»»

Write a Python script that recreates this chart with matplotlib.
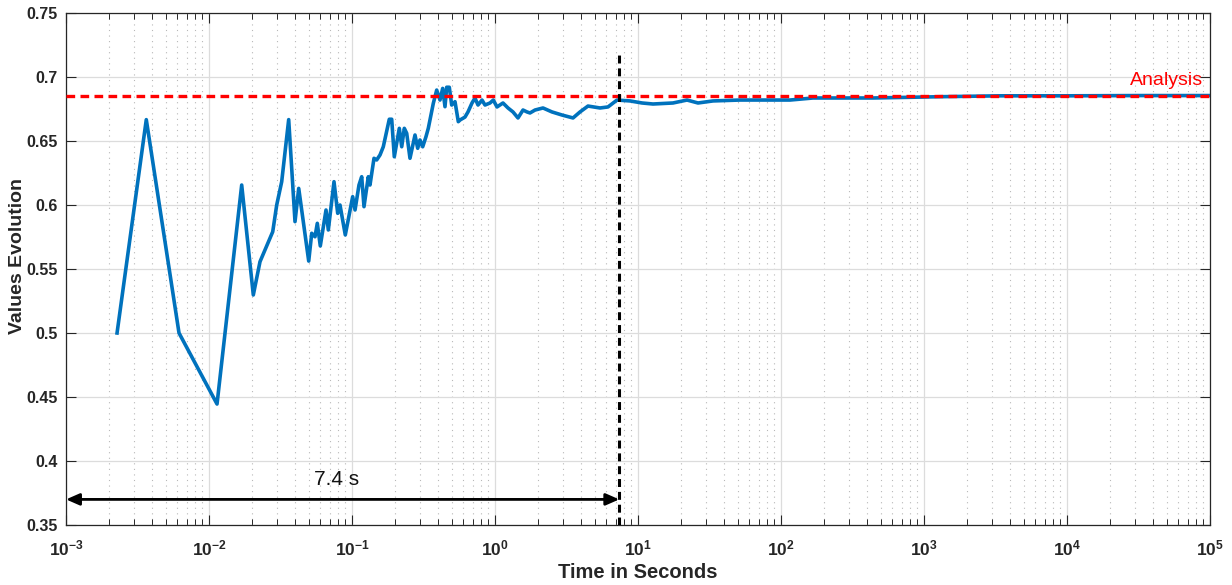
import matplotlib
matplotlib.use('Agg')
import matplotlib.pyplot as plt
from matplotlib.ticker import FixedLocator, FixedFormatter, NullFormatter

# ---------------- data ----------------
time_s = [0.002275, 0.003643, 0.00617, 0.01138, 0.01693, 0.02041, 0.02273, 0.0279,
          0.02975, 0.03224, 0.03608, 0.03994, 0.0424, 0.04981, 0.05228, 0.05512,
          0.05719, 0.06002, 0.0658, 0.0683, 0.07484, 0.07943, 0.08243, 0.08976,
          0.1011, 0.105, 0.1119, 0.1169, 0.1213, 0.130, 0.1336, 0.1425,
          0.1488, 0.157, 0.1655, 0.1823, 0.1895, 0.1976, 0.2142, 0.2227,
          0.2321, 0.2413, 0.2544, 0.2758, 0.288, 0.2989, 0.3122, 0.3292,
          0.3416, 0.3703, 0.3911, 0.4124, 0.4307, 0.447, 0.4594, 0.4791,
          0.498, 0.5252, 0.5539, 0.5692, 0.6167, 0.6473, 0.6906, 0.7246,
          0.7605, 0.8112, 0.8513, 0.9226, 0.973, 1.033, 1.137, 1.233,
          1.336, 1.448, 1.570, 1.674, 1.757, 1.905, 2.166, 2.503,
          2.94, 3.512, 3.931, 4.47, 5.425, 6.167, 7.131, 8.793,
          10.67, 12.73, 17.57, 22.02, 26.28, 33.45, 51.68, 115.6,
          167.4, 258.6, 439.9, 1294, 3400, 10000, 32400, 100000]
values = [0.5, 0.6667, 0.5, 0.4445, 0.6156, 0.5297, 0.5557, 0.5791,
          0.6, 0.6182, 0.6667, 0.587, 0.613, 0.5562, 0.5779, 0.5752,
          0.5857, 0.568, 0.5961, 0.5805, 0.6182, 0.5935, 0.6, 0.5766,
          0.6065, 0.5961, 0.6156, 0.6221, 0.5987, 0.6221, 0.6156, 0.6365,
          0.6352, 0.6391, 0.6455, 0.667, 0.667, 0.6377, 0.6599, 0.6455,
          0.6599, 0.656, 0.6365, 0.6547, 0.6443, 0.6508, 0.6455, 0.6534,
          0.6599, 0.6794, 0.6898, 0.682, 0.6911, 0.6768, 0.692, 0.692,
          0.6781, 0.6807, 0.6651, 0.6664, 0.6687, 0.6727, 0.6797, 0.6836,
          0.6781, 0.682, 0.6781, 0.6797, 0.682, 0.6766, 0.6797, 0.6758,
          0.6727, 0.668, 0.6742, 0.6727, 0.6719, 0.6742, 0.6758, 0.6727,
          0.6703, 0.668, 0.6727, 0.6773, 0.6758, 0.6766, 0.682, 0.6813,
          0.6797, 0.6789, 0.6797, 0.682, 0.6797, 0.6813, 0.682, 0.682,
          0.6836, 0.6836, 0.6836, 0.6846, 0.6853, 0.6853, 0.6855, 0.6855]

analysis_value = 0.6855
convergence_time = 7.4
convergence_line_top = 0.72
arrow_level = 0.37
x_tick_exponents = [-3, -2, -1, 0, 1, 2, 3, 4, 5]
y_ticks = [0.35, 0.4, 0.45, 0.5, 0.55, 0.6, 0.65, 0.7, 0.75]
y_tick_labels = ['0.35', '0.4', '0.45', '0.5', '0.55', '0.6', '0.65', '0.7', '0.75']

# ---------------- style ----------------
plt.rcParams['font.family'] = ['Liberation Sans', 'DejaVu Sans']
plt.rcParams['mathtext.fontset'] = 'custom'
plt.rcParams['mathtext.rm'] = 'Liberation Sans'
plt.rcParams['mathtext.bf'] = 'Liberation Sans:bold'

AX = '#262626'
BLUE = '#0072BD'

fig = plt.figure(figsize=(12.32, 5.85), dpi=100)
ax = fig.add_axes([66 / 1232, 1 - 525 / 585, (1210 - 66) / 1232, (525 - 13) / 585])

ax.set_xscale('log')
ax.set_xlim(10.0 ** x_tick_exponents[0], 10.0 ** x_tick_exponents[-1])
ax.set_ylim(y_ticks[0], y_ticks[-1])

# grid
ax.set_axisbelow(True)
ax.grid(which='major', axis='both', color='#dcdcdc', lw=0.9, ls='-')
ax.xaxis.grid(which='minor', color='#b8b8b8', lw=0.8, ls=(0, (1, 4)))

# data
ax.plot(time_s, values, color=BLUE, lw=2.6, solid_joinstyle='round', zorder=3)
ax.axhline(analysis_value, color='#FF0000', lw=2.4, dashes=(2.6, 1.6), zorder=4)
ax.plot([convergence_time, convergence_time], [y_ticks[0], convergence_line_top],
        color='black', lw=2.2, dashes=(2.6, 1.6), zorder=4)
ax.annotate('', xy=(10.0 ** x_tick_exponents[0], arrow_level),
            xytext=(convergence_time, arrow_level),
            arrowprops=dict(arrowstyle='<|-|>,head_length=0.8,head_width=0.35',
                            color='black', lw=2.0, shrinkA=0, shrinkB=0), zorder=5)
ax.text(0.0785, 0.3855, '7.4 s', ha='center', va='center', fontsize=15, color='#111111')
ax.text(8.9e4, 0.6975, 'Analysis', ha='right', va='center', fontsize=14, color='#FF0000')

# ticks
ax.xaxis.set_major_locator(FixedLocator([10.0 ** e for e in x_tick_exponents]))
ax.xaxis.set_major_formatter(FixedFormatter([r'$\mathbf{10^{%d}}$' % e for e in x_tick_exponents]))
minor = [m * 10.0 ** e for e in x_tick_exponents[:-1] for m in range(2, 10)]
ax.xaxis.set_minor_locator(FixedLocator(minor))
ax.xaxis.set_minor_formatter(NullFormatter())
ax.yaxis.set_major_locator(FixedLocator(y_ticks))
ax.yaxis.set_major_formatter(FixedFormatter(y_tick_labels))

ax.tick_params(which='both', direction='in', top=True, right=True, colors=AX)
ax.tick_params(which='major', length=7.5, width=0.8)
ax.tick_params(which='minor', length=4, width=0.7)
ax.tick_params(axis='x', which='major', pad=10, labelsize=12.5)
ax.tick_params(axis='y', which='major', pad=6, labelsize=11.5)
for lab in ax.get_yticklabels():
    lab.set_fontweight('bold')

for s in ax.spines.values():
    s.set_color(AX)
    s.set_linewidth(0.9)

ax.set_xlabel('Time in Seconds', fontsize=14.5, fontweight='bold', color=AX, va='top')
ax.set_ylabel('Values Evolution', fontsize=14, fontweight='bold', color=AX)
ax.xaxis.set_label_coords(0.5, -(563 - 525) / 512)
ax.yaxis.set_label_coords((26 - 66) / 1144, (525 - 256) / 512)

fig.savefig('out.png', dpi=100)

««

(Work to complete) Copy the listing exactly. Any image in it stays out of the copy.

(Answer to this task)
Write a Python script that recreates this chart with matplotlib.
import matplotlib
matplotlib.use('Agg')
import matplotlib.pyplot as plt
from matplotlib.ticker import FixedLocator, FixedFormatter, NullFormatter

# ---------------- data ----------------
time_s = [0.002275, 0.003643, 0.00617, 0.01138, 0.01693, 0.02041, 0.02273, 0.0279,
          0.02975, 0.03224, 0.03608, 0.03994, 0.0424, 0.04981, 0.05228, 0.05512,
          0.05719, 0.06002, 0.0658, 0.0683, 0.07484, 0.07943, 0.08243, 0.08976,
          0.1011, 0.105, 0.1119, 0.1169, 0.1213, 0.130, 0.1336, 0.1425,
          0.1488, 0.157, 0.1655, 0.1823, 0.1895, 0.1976, 0.2142, 0.2227,
          0.2321, 0.2413, 0.2544, 0.2758, 0.288, 0.2989, 0.3122, 0.3292,
          0.3416, 0.3703, 0.3911, 0.4124, 0.4307, 0.447, 0.4594, 0.4791,
          0.498, 0.5252, 0.5539, 0.5692, 0.6167, 0.6473, 0.6906, 0.7246,
          0.7605, 0.8112, 0.8513, 0.9226, 0.973, 1.033, 1.137, 1.233,
          1.336, 1.448, 1.570, 1.674, 1.757, 1.905, 2.166, 2.503,
          2.94, 3.512, 3.931, 4.47, 5.425, 6.167, 7.131, 8.793,
          10.67, 12.73, 17.57, 22.02, 26.28, 33.45, 51.68, 115.6,
          167.4, 258.6, 439.9, 1294, 3400, 10000, 32400, 100000]
values = [0.5, 0.6667, 0.5, 0.4445, 0.6156, 0.5297, 0.5557, 0.5791,
          0.6, 0.6182, 0.6667, 0.587, 0.613, 0.5562, 0.5779, 0.5752,
          0.5857, 0.568, 0.5961, 0.5805, 0.6182, 0.5935, 0.6, 0.5766,
          0.6065, 0.5961, 0.6156, 0.6221, 0.5987, 0.6221, 0.6156, 0.6365,
          0.6352, 0.6391, 0.6455, 0.667, 0.667, 0.6377, 0.6599, 0.6455,
          0.6599, 0.656, 0.6365, 0.6547, 0.6443, 0.6508, 0.6455, 0.6534,
          0.6599, 0.6794, 0.6898, 0.682, 0.6911, 0.6768, 0.692, 0.692,
          0.6781, 0.6807, 0.6651, 0.6664, 0.6687, 0.6727, 0.6797, 0.6836,
          0.6781, 0.682, 0.6781, 0.6797, 0.682, 0.6766, 0.6797, 0.6758,
          0.6727, 0.668, 0.6742, 0.6727, 0.6719, 0.6742, 0.6758, 0.6727,
          0.6703, 0.668, 0.6727, 0.6773, 0.6758, 0.6766, 0.682, 0.6813,
          0.6797, 0.6789, 0.6797, 0.682, 0.6797, 0.6813, 0.682, 0.682,
          0.6836, 0.6836, 0.6836, 0.6846, 0.6853, 0.6853, 0.6855, 0.6855]

analysis_value = 0.6855
convergence_time = 7.4
convergence_line_top = 0.72
arrow_level = 0.37
x_tick_exponents = [-3, -2, -1, 0, 1, 2, 3, 4, 5]
y_ticks = [0.35, 0.4, 0.45, 0.5, 0.55, 0.6, 0.65, 0.7, 0.75]
y_tick_labels = ['0.35', '0.4', '0.45', '0.5', '0.55', '0.6', '0.65', '0.7', '0.75']

# ---------------- style ----------------
plt.rcParams['font.family'] = ['Liberation Sans', 'DejaVu Sans']
plt.rcParams['mathtext.fontset'] = 'custom'
plt.rcParams['mathtext.rm'] = 'Liberation Sans'
plt.rcParams['mathtext.bf'] = 'Liberation Sans:bold'

AX = '#262626'
BLUE = '#0072BD'

fig = plt.figure(figsize=(12.32, 5.85), dpi=100)
ax = fig.add_axes([66 / 1232, 1 - 525 / 585, (1210 - 66) / 1232, (525 - 13) / 585])

ax.set_xscale('log')
ax.set_xlim(10.0 ** x_tick_exponents[0], 10.0 ** x_tick_exponents[-1])
ax.set_ylim(y_ticks[0], y_ticks[-1])

# grid
ax.set_axisbelow(True)
ax.grid(which='major', axis='both', color='#dcdcdc', lw=0.9, ls='-')
ax.xaxis.grid(which='minor', color='#b8b8b8', lw=0.8, ls=(0, (1, 4)))

# data
ax.plot(time_s, values, color=BLUE, lw=2.6, solid_joinstyle='round', zorder=3)
ax.axhline(analysis_value, color='#FF0000', lw=2.4, dashes=(2.6, 1.6), zorder=4)
ax.plot([convergence_time, convergence_time], [y_ticks[0], convergence_line_top],
        color='black', lw=2.2, dashes=(2.6, 1.6), zorder=4)
ax.annotate('', xy=(10.0 ** x_tick_exponents[0], arrow_level),
            xytext=(convergence_time, arrow_level),
            arrowprops=dict(arrowstyle='<|-|>,head_length=0.8,head_width=0.35',
                            color='black', lw=2.0, shrinkA=0, shrinkB=0), zorder=5)
ax.text(0.0785, 0.3855, '7.4 s', ha='center', va='center', fontsize=15, color='#111111')
ax.text(8.9e4, 0.6975, 'Analysis', ha='right', va='center', fontsize=14, color='#FF0000')

# ticks
ax.xaxis.set_major_locator(FixedLocator([10.0 ** e for e in x_tick_exponents]))
ax.xaxis.set_major_formatter(FixedFormatter([r'$\mathbf{10^{%d}}$' % e for e in x_tick_exponents]))
minor = [m * 10.0 ** e for e in x_tick_exponents[:-1] for m in range(2, 10)]
ax.xaxis.set_minor_locator(FixedLocator(minor))
ax.xaxis.set_minor_formatter(NullFormatter())
ax.yaxis.set_major_locator(FixedLocator(y_ticks))
ax.yaxis.set_major_formatter(FixedFormatter(y_tick_labels))

ax.tick_params(which='both', direction='in', top=True, right=True, colors=AX)
ax.tick_params(which='major', length=7.5, width=0.8)
ax.tick_params(which='minor', length=4, width=0.7)
ax.tick_params(axis='x', which='major', pad=10, labelsize=12.5)
ax.tick_params(axis='y', which='major', pad=6, labelsize=11.5)
for lab in ax.get_yticklabels():
    lab.set_fontweight('bold')

for s in ax.spines.values():
    s.set_color(AX)
    s.set_linewidth(0.9)

ax.set_xlabel('Time in Seconds', fontsize=14.5, fontweight='bold', color=AX, va='top')
ax.set_ylabel('Values Evolution', fontsize=14, fontweight='bold', color=AX)
ax.xaxis.set_label_coords(0.5, -(563 - 525) / 512)
ax.yaxis.set_label_coords((26 - 66) / 1144, (525 - 256) / 512)

fig.savefig('out.png', dpi=100)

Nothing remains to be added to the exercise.